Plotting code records
========================================================================

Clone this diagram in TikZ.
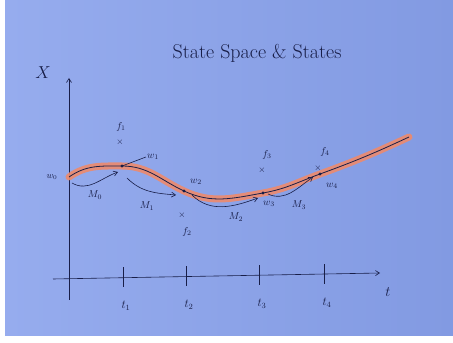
\documentclass[tikz,border=0pt]{standalone}
\usepackage{tikz}
\usetikzlibrary{arrows.meta}
\usepackage{amsmath, amsfonts}
\definecolor{paperL}{RGB}{150,172,238}
\definecolor{paperR}{RGB}{130,154,226}
\definecolor{ink}{RGB}{24,30,72}
\definecolor{glow}{RGB}{238,138,108}
\begin{document}
\begin{tikzpicture}[x=1pt, y=1pt,
    ink/.style = {draw=ink, line width=0.6pt},
    marrow/.style = {ink, -{Straight Barb[length=4pt,width=5pt]}},
    band/.style = {glow, line width=7pt, line cap=round, opacity=0.9},
    trace/.style = {ink, line width=0.8pt},
    lbl/.style = {text=ink, inner sep=1pt, font=\normalsize},
    cross/.style = {text=ink, inner sep=0pt, font=\small},
    dot/.style = {circle, fill=ink, inner sep=1.1pt}]
            % paper
            \fill[white] (0,0) rectangle (453,343);
            \shade[left color=paperL, right color=paperR] (5,7) rectangle (453,343);
            \useasboundingbox (0,0) rectangle (453,343);

            \node[text=ink, font=\fontsize{20}{24}\selectfont] (title) at (257,290) {State Space \& States};

            % axes
            \coordinate (ytop) at (69,265);
            \coordinate (ybot) at (69,43);
            \coordinate (xleft) at (53,64);
            \coordinate (xright) at (380,70);
            \draw[marrow] (ybot) -- (ytop);
            \draw[marrow] (xleft) -- (xright);
            \node[text=ink, font=\LARGE] (X) at (43,270) {$X$};
            \node[text=ink, font=\Large] (t) at (388,51) {$t$};

            % ticks
            \foreach \n/\x/\y in {1/123/67, 2/186/68, 3/259/69, 4/324/70} {
                \draw[ink] (\x,\y-11) -- (\x,\y+9);
                \node[lbl, font=\large] (t\n) at (\x+3,\y-30) {$t_\n$};
            }

            % states
            \coordinate (w0) at (69,166);
            \coordinate (w1) at (122,177);
            \coordinate (w2) at (184,152);
            \coordinate (w3) at (263,150);
            \coordinate (w4) at (320,169);
            \coordinate (e) at (409,206);

            \foreach \sty in {band, trace}
                \draw[\sty] (w0) to[out=35, in=180] (w1) to[out=0, in=155] (w2)
                    to[out=-25, in=190] (w3) to[out=10, in=200] (w4) to[out=20, in=205] (e);
            \foreach \p in {w1, w2, w3, w4} \node[dot] at (\p) {};

            \node[lbl, font=\small] (lw0) at (52,166) {$w_0$};
            \node[lbl] (lw1) at (153,186) {$w_1$};
            \draw[ink] (w1) -- (lw1.west);
            \node[lbl] (lw2) at (196,161) {$w_2$};
            \node[lbl] (lw3) at (269,139) {$w_3$};
            \node[lbl] (lw4) at (332,157) {$w_4$};

            % measurements
            \node[lbl] (f1) at (121,216) {$f_1$};
            \node[cross] (x1) at (120,201) {$\times$};
            \node[cross] (x2) at (182,128) {$\times$};
            \node[lbl] (f2) at (187,111) {$f_2$};
            \node[lbl] (f3) at (267,188) {$f_3$};
            \node[cross] (x3) at (262,173) {$\times$};
            \node[lbl] (f4) at (325,191) {$f_4$};
            \node[cross] (x4) at (318,175) {$\times$};

            % transitions
            \coordinate (m0s) at (72,160);  \coordinate (m0e) at (118,171);
            \coordinate (m1s) at (127,165); \coordinate (m1e) at (176,148);
            \coordinate (m2s) at (192,148); \coordinate (m2e) at (258,145);
            \coordinate (m3s) at (268,149); \coordinate (m3e) at (313,166);
            \draw[marrow] (m0s) to[out=-30, in=200] (m0e);
            \draw[marrow] (m1s) to[out=-45, in=175] (m1e);
            \draw[marrow] (m2s) to[out=-45, in=200] (m2e);
            \draw[marrow] (m3s) to[out=-25, in=215] (m3e);
            \node[lbl] (M0) at (95,148) {$M_0$};
            \node[lbl] (M1) at (147,137) {$M_1$};
            \node[lbl] (M2) at (236,126) {$M_2$};
            \node[lbl] (M3) at (299,138) {$M_3$};
        \end{tikzpicture}
\end{document}
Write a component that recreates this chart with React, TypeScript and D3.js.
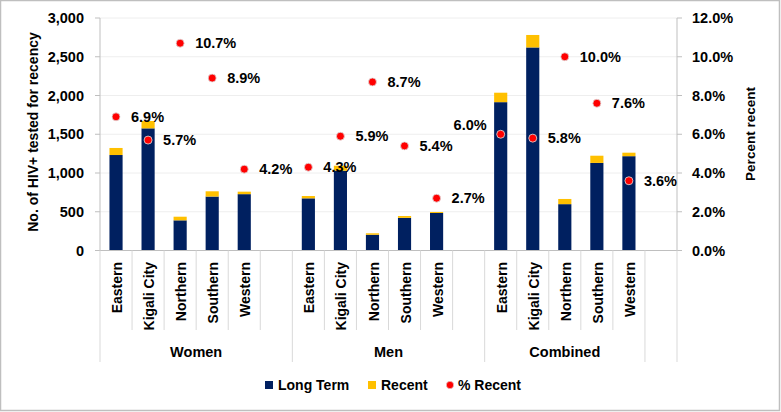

========================================================================

**WHAT NEEDS TO BE DONE:** Print every entry above again without changing a word, and omit the pictures.

**EXERCISE ANSWER:**
Clone this diagram in TikZ.
\documentclass[tikz,border=0pt]{standalone}
\usepackage{tikz}
\usetikzlibrary{arrows.meta}
\usepackage{amsmath, amsfonts}
\definecolor{paperL}{RGB}{150,172,238}
\definecolor{paperR}{RGB}{130,154,226}
\definecolor{ink}{RGB}{24,30,72}
\definecolor{glow}{RGB}{238,138,108}
\begin{document}
\begin{tikzpicture}[x=1pt, y=1pt,
    ink/.style = {draw=ink, line width=0.6pt},
    marrow/.style = {ink, -{Straight Barb[length=4pt,width=5pt]}},
    band/.style = {glow, line width=7pt, line cap=round, opacity=0.9},
    trace/.style = {ink, line width=0.8pt},
    lbl/.style = {text=ink, inner sep=1pt, font=\normalsize},
    cross/.style = {text=ink, inner sep=0pt, font=\small},
    dot/.style = {circle, fill=ink, inner sep=1.1pt}]
            % paper
            \fill[white] (0,0) rectangle (453,343);
            \shade[left color=paperL, right color=paperR] (5,7) rectangle (453,343);
            \useasboundingbox (0,0) rectangle (453,343);

            \node[text=ink, font=\fontsize{20}{24}\selectfont] (title) at (257,290) {State Space \& States};

            % axes
            \coordinate (ytop) at (69,265);
            \coordinate (ybot) at (69,43);
            \coordinate (xleft) at (53,64);
            \coordinate (xright) at (380,70);
            \draw[marrow] (ybot) -- (ytop);
            \draw[marrow] (xleft) -- (xright);
            \node[text=ink, font=\LARGE] (X) at (43,270) {$X$};
            \node[text=ink, font=\Large] (t) at (388,51) {$t$};

            % ticks
            \foreach \n/\x/\y in {1/123/67, 2/186/68, 3/259/69, 4/324/70} {
                \draw[ink] (\x,\y-11) -- (\x,\y+9);
                \node[lbl, font=\large] (t\n) at (\x+3,\y-30) {$t_\n$};
            }

            % states
            \coordinate (w0) at (69,166);
            \coordinate (w1) at (122,177);
            \coordinate (w2) at (184,152);
            \coordinate (w3) at (263,150);
            \coordinate (w4) at (320,169);
            \coordinate (e) at (409,206);

            \foreach \sty in {band, trace}
                \draw[\sty] (w0) to[out=35, in=180] (w1) to[out=0, in=155] (w2)
                    to[out=-25, in=190] (w3) to[out=10, in=200] (w4) to[out=20, in=205] (e);
            \foreach \p in {w1, w2, w3, w4} \node[dot] at (\p) {};

            \node[lbl, font=\small] (lw0) at (52,166) {$w_0$};
            \node[lbl] (lw1) at (153,186) {$w_1$};
            \draw[ink] (w1) -- (lw1.west);
            \node[lbl] (lw2) at (196,161) {$w_2$};
            \node[lbl] (lw3) at (269,139) {$w_3$};
            \node[lbl] (lw4) at (332,157) {$w_4$};

            % measurements
            \node[lbl] (f1) at (121,216) {$f_1$};
            \node[cross] (x1) at (120,201) {$\times$};
            \node[cross] (x2) at (182,128) {$\times$};
            \node[lbl] (f2) at (187,111) {$f_2$};
            \node[lbl] (f3) at (267,188) {$f_3$};
            \node[cross] (x3) at (262,173) {$\times$};
            \node[lbl] (f4) at (325,191) {$f_4$};
            \node[cross] (x4) at (318,175) {$\times$};

            % transitions
            \coordinate (m0s) at (72,160);  \coordinate (m0e) at (118,171);
            \coordinate (m1s) at (127,165); \coordinate (m1e) at (176,148);
            \coordinate (m2s) at (192,148); \coordinate (m2e) at (258,145);
            \coordinate (m3s) at (268,149); \coordinate (m3e) at (313,166);
            \draw[marrow] (m0s) to[out=-30, in=200] (m0e);
            \draw[marrow] (m1s) to[out=-45, in=175] (m1e);
            \draw[marrow] (m2s) to[out=-45, in=200] (m2e);
            \draw[marrow] (m3s) to[out=-25, in=215] (m3e);
            \node[lbl] (M0) at (95,148) {$M_0$};
            \node[lbl] (M1) at (147,137) {$M_1$};
            \node[lbl] (M2) at (236,126) {$M_2$};
            \node[lbl] (M3) at (299,138) {$M_3$};
        \end{tikzpicture}
\end{document}
Write a component that recreates this chart with React, TypeScript and D3.js.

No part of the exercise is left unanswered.